• **AIM**
Return the listing below unchanged, minus its pictures.

• **DATA EXCERPT**
★ ★ ★ ★

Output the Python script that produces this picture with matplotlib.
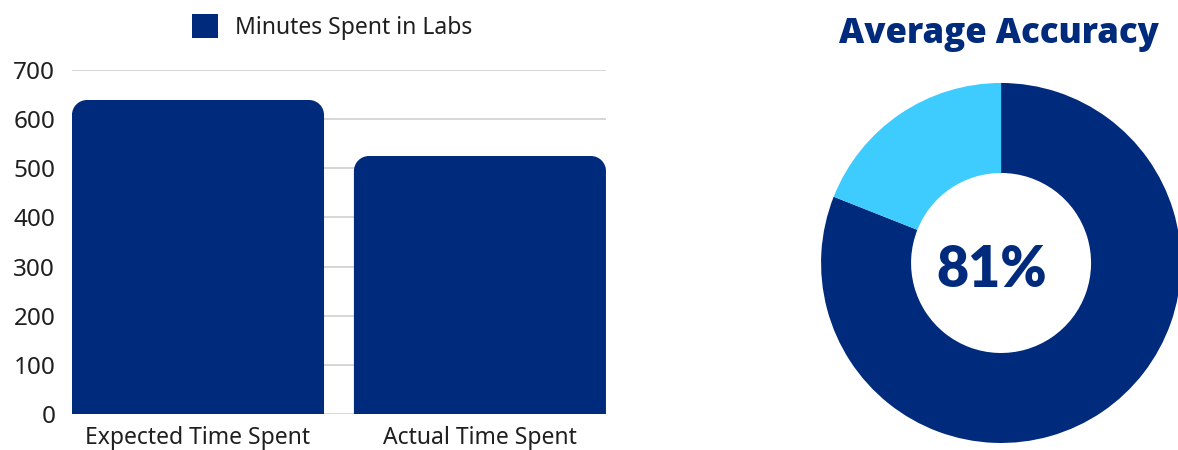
import numpy as np
import matplotlib
matplotlib.use('Agg')
import matplotlib.pyplot as plt
from matplotlib.path import Path
from matplotlib.patches import PathPatch, Patch

# bar chart data
categories = ['Expected Time Spent', 'Actual Time Spent']
minutes = [639, 525]
series_name = 'Minutes Spent in Labs'
y_ticks = [0, 100, 200, 300, 400, 500, 600, 700]

# donut data
donut_title = 'Average Accuracy'
donut_parts = [81, 19]
donut_label = '81%'

navy = '#002b7c'
sky = '#3ecbfe'
grid_c = '#cfcfcf'
text_c = '#1f1f1f'

plt.rcParams['font.family'] = ['Noto Sans', 'DejaVu Sans']

fig = plt.figure(figsize=(11.78, 4.5), dpi=100)

#----------------------------------------------------------
# left: bars with rounded tops
ax = fig.add_axes([0.0611, 0.08, 0.4533, 0.7644])
bw = 0.894
x = np.arange(len(categories))
bars = ax.bar(x, minutes, width=bw, color=navy, zorder=3)
ax.set_xlim(-bw / 2, len(categories) - 1 + bw / 2)
ax.set_ylim(0, y_ticks[-1])

# corner radius 15px -> data units
p0 = ax.transData.transform((0, 0))
p1 = ax.transData.transform((1, 100))
rx = 15 / (p1[0] - p0[0])
ry = 15 / (p1[1] - p0[1]) * 100
k = 0.5523

for b in bars:
    x0, y0 = b.get_x(), b.get_y()
    x1, top = x0 + b.get_width(), y0 + b.get_height()
    verts = [(x0, y0), (x0, top - ry),
             (x0, top - ry * (1 - k)), (x0 + rx * (1 - k), top), (x0 + rx, top),
             (x1 - rx, top),
             (x1 - rx * (1 - k), top), (x1, top - ry * (1 - k)), (x1, top - ry),
             (x1, y0), (x0, y0)]
    codes = [Path.MOVETO, Path.LINETO,
             Path.CURVE4, Path.CURVE4, Path.CURVE4,
             Path.LINETO,
             Path.CURVE4, Path.CURVE4, Path.CURVE4,
             Path.LINETO, Path.CLOSEPOLY]
    ax.add_patch(PathPatch(Path(verts, codes), facecolor=navy, edgecolor='none', zorder=3))
    b.set_visible(False)

ax.set_yticks(y_ticks)
ax.set_xticks(x)
ax.set_xticklabels(categories)
ax.yaxis.grid(True, color=grid_c, lw=1.2)
ax.set_axisbelow(True)
for s in ax.spines.values():
    s.set_visible(False)
ax.tick_params(axis='y', length=0, pad=12, labelsize=17.5, labelcolor=text_c)
ax.tick_params(axis='x', length=0, pad=9, labelsize=16.5, labelcolor=text_c)

fig.legend(handles=[Patch(facecolor=navy, label=series_name)], loc='center',
           bbox_to_anchor=(0.282, 0.94), frameon=False, fontsize=16.5,
           handlelength=1.15, handleheight=1.2, handletextpad=0.75, labelcolor=text_c)

#----------------------------------------------------------
# right: donut
ax2 = fig.add_axes([0.697, 0.0156, 0.3056, 0.8])
ax2.pie(donut_parts, colors=[navy, sky], startangle=90, counterclock=False,
        radius=1, wedgeprops=dict(width=0.5, linewidth=0))
ax2.set_xlim(-1, 1)
ax2.set_ylim(-1, 1)
ax2.set_aspect('equal')
ax2.axis('off')
ax2.text(-0.05, -0.133, donut_label, ha='center', va='baseline', fontsize=40,
         fontweight='heavy', color=navy, family=['Lato', 'DejaVu Sans'])

fig.text(0.848, 0.9044, donut_title, ha='center', va='baseline', fontsize=25,
         fontweight='heavy', color=navy, family=['Open Sans', 'DejaVu Sans'])

fig.savefig('out.png', dpi=100)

★ ★ ★ ★

• **FINISHED TASK**
Output the Python script that produces this picture with matplotlib.
import numpy as np
import matplotlib
matplotlib.use('Agg')
import matplotlib.pyplot as plt
from matplotlib.path import Path
from matplotlib.patches import PathPatch, Patch

# bar chart data
categories = ['Expected Time Spent', 'Actual Time Spent']
minutes = [639, 525]
series_name = 'Minutes Spent in Labs'
y_ticks = [0, 100, 200, 300, 400, 500, 600, 700]

# donut data
donut_title = 'Average Accuracy'
donut_parts = [81, 19]
donut_label = '81%'

navy = '#002b7c'
sky = '#3ecbfe'
grid_c = '#cfcfcf'
text_c = '#1f1f1f'

plt.rcParams['font.family'] = ['Noto Sans', 'DejaVu Sans']

fig = plt.figure(figsize=(11.78, 4.5), dpi=100)

#----------------------------------------------------------
# left: bars with rounded tops
ax = fig.add_axes([0.0611, 0.08, 0.4533, 0.7644])
bw = 0.894
x = np.arange(len(categories))
bars = ax.bar(x, minutes, width=bw, color=navy, zorder=3)
ax.set_xlim(-bw / 2, len(categories) - 1 + bw / 2)
ax.set_ylim(0, y_ticks[-1])

# corner radius 15px -> data units
p0 = ax.transData.transform((0, 0))
p1 = ax.transData.transform((1, 100))
rx = 15 / (p1[0] - p0[0])
ry = 15 / (p1[1] - p0[1]) * 100
k = 0.5523

for b in bars:
    x0, y0 = b.get_x(), b.get_y()
    x1, top = x0 + b.get_width(), y0 + b.get_height()
    verts = [(x0, y0), (x0, top - ry),
             (x0, top - ry * (1 - k)), (x0 + rx * (1 - k), top), (x0 + rx, top),
             (x1 - rx, top),
             (x1 - rx * (1 - k), top), (x1, top - ry * (1 - k)), (x1, top - ry),
             (x1, y0), (x0, y0)]
    codes = [Path.MOVETO, Path.LINETO,
             Path.CURVE4, Path.CURVE4, Path.CURVE4,
             Path.LINETO,
             Path.CURVE4, Path.CURVE4, Path.CURVE4,
             Path.LINETO, Path.CLOSEPOLY]
    ax.add_patch(PathPatch(Path(verts, codes), facecolor=navy, edgecolor='none', zorder=3))
    b.set_visible(False)

ax.set_yticks(y_ticks)
ax.set_xticks(x)
ax.set_xticklabels(categories)
ax.yaxis.grid(True, color=grid_c, lw=1.2)
ax.set_axisbelow(True)
for s in ax.spines.values():
    s.set_visible(False)
ax.tick_params(axis='y', length=0, pad=12, labelsize=17.5, labelcolor=text_c)
ax.tick_params(axis='x', length=0, pad=9, labelsize=16.5, labelcolor=text_c)

fig.legend(handles=[Patch(facecolor=navy, label=series_name)], loc='center',
           bbox_to_anchor=(0.282, 0.94), frameon=False, fontsize=16.5,
           handlelength=1.15, handleheight=1.2, handletextpad=0.75, labelcolor=text_c)

#----------------------------------------------------------
# right: donut
ax2 = fig.add_axes([0.697, 0.0156, 0.3056, 0.8])
ax2.pie(donut_parts, colors=[navy, sky], startangle=90, counterclock=False,
        radius=1, wedgeprops=dict(width=0.5, linewidth=0))
ax2.set_xlim(-1, 1)
ax2.set_ylim(-1, 1)
ax2.set_aspect('equal')
ax2.axis('off')
ax2.text(-0.05, -0.133, donut_label, ha='center', va='baseline', fontsize=40,
         fontweight='heavy', color=navy, family=['Lato', 'DejaVu Sans'])

fig.text(0.848, 0.9044, donut_title, ha='center', va='baseline', fontsize=25,
         fontweight='heavy', color=navy, family=['Open Sans', 'DejaVu Sans'])

fig.savefig('out.png', dpi=100)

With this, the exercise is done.